The truth is, there’s not much out there in scientific literature on what can change a voter’s mind.
In 2018, Kalla and Broockman published a meta-analysis of 49 experiments that were designed to test whether voters are persuadable by conventional means: phone calls, television ads, traditional canvassing, and so on. In aggregate, it turns out these tactics don’t work at all.
The effects of most efforts to change people’s minds on an issue, if successful at all, tend to fade over time. The impact of television ads, in particular, can fade in just a week. Deep canvassing, it appears from the research, has an effect that can last for several months.
“These deep conversations, I suspect, may be more cost-effective in the long run because the impacts are durable,” Serrano says.
And while the effects may be small, only moving opinion a handful of percentage points among those canvassed may be worth it, too. “I’m a campaign person; you’d do anything for 3.5 points,” says Fran Hutchins, the deputy director of the Equality Federation who worked on deep canvassing efforts reported in the new study. “Think of any of our recent elections — nobody is winning these things by 10 or 20 points. It always comes down to just a few points.”
Do we need more of these conversations in our lives?
There’s a smaller finding nestled in Broockman and Kalla’s new paper, one that might not make headlines but is worth thinking about.

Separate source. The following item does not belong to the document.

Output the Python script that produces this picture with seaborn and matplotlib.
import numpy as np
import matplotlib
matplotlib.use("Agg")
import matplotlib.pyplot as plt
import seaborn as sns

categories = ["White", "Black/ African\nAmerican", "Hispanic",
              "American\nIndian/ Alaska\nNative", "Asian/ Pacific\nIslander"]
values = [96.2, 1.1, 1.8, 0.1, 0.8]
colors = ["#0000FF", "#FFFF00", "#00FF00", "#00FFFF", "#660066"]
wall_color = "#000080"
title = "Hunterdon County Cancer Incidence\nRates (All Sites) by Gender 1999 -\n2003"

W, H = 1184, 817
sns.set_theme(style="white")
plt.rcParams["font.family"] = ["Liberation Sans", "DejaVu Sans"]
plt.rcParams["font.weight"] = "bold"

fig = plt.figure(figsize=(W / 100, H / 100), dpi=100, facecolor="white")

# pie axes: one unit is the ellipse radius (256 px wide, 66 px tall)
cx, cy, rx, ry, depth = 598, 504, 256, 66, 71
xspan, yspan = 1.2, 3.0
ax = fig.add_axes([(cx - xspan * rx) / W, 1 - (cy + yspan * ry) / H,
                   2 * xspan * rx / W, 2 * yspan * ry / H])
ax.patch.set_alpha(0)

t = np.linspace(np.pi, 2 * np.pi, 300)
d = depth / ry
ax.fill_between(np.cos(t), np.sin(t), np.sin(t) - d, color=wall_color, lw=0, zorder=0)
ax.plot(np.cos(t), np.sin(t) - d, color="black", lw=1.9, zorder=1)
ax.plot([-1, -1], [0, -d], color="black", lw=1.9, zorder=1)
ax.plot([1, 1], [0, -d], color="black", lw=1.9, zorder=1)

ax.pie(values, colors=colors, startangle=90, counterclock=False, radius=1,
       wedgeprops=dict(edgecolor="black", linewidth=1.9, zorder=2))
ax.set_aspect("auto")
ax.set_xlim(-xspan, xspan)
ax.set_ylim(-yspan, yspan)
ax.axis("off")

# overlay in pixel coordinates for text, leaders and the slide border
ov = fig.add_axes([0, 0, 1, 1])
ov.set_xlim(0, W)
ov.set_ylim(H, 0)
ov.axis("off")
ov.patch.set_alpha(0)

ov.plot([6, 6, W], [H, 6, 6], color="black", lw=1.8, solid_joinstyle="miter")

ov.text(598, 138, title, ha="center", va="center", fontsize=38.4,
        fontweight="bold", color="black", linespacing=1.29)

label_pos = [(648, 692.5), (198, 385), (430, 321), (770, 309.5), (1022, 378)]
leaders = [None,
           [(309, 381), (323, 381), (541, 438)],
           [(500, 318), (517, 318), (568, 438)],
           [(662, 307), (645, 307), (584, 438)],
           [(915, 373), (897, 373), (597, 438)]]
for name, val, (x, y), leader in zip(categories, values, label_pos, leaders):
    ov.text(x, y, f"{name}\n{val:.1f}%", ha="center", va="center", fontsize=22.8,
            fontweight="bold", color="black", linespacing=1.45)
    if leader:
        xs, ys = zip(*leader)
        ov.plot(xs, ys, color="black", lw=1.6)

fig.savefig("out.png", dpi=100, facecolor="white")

In the experiment on immigration, Broockman and Kalla found that 78 percent of all the people who came to the door when the canvasser rang ended up staying for the entire conversation. And 75 percent of the people who start the conversations with the canvassers share a story about their own lives.
“Those basic numbers tell you something about just how willing most Americans are to have an open conversation with a stranger about these ostensibly divisive issues,” Broockman says.
It’s a reminder that our political opponents aren’t always as rigid or ideologically severe as they appear in our minds. In his work, Bruneau finds that political partisans have a skewed view of how they think their opponents think of them. Which is to say: Republicans assume Democrats dislike them more than they actually do, and vice versa. And it’s this meta-perception, Bruneau finds, that then fuels ongoing conflict and dehumanization.
The activists and scientists I spoke to for this story all agree that you can’t change everyone’s minds.
Topping says, in their experience, deep canvassing works best on people who might be concerned about an issue like transgender people in bathrooms but have never really talked through their feelings. That’s likely a lot of people.
In the age of Trump, there’s a compelling push to call things what they are. When we see racist behavior, we should call it racist and not be euphemistic by calling it “racially charged.” Arguably, there’s a time and place for calling people out, particularly when it comes to powerful, influential people. But maybe not when it comes to our neighbors.
Broockman says this research can at least lend ordinary people a new script when dealing with people in their lives who hold prejudicial opinions. That’s refreshing and useful. These conversations aren’t arguments. In a way, they may be a form of public therapy — for all sides involved.
“This kind of conversation helps me talk to family members who aren’t totally there yet” on accepting their identity, Topping says. “It has taught me patience, and taught me to see people from the most positive view that I can.”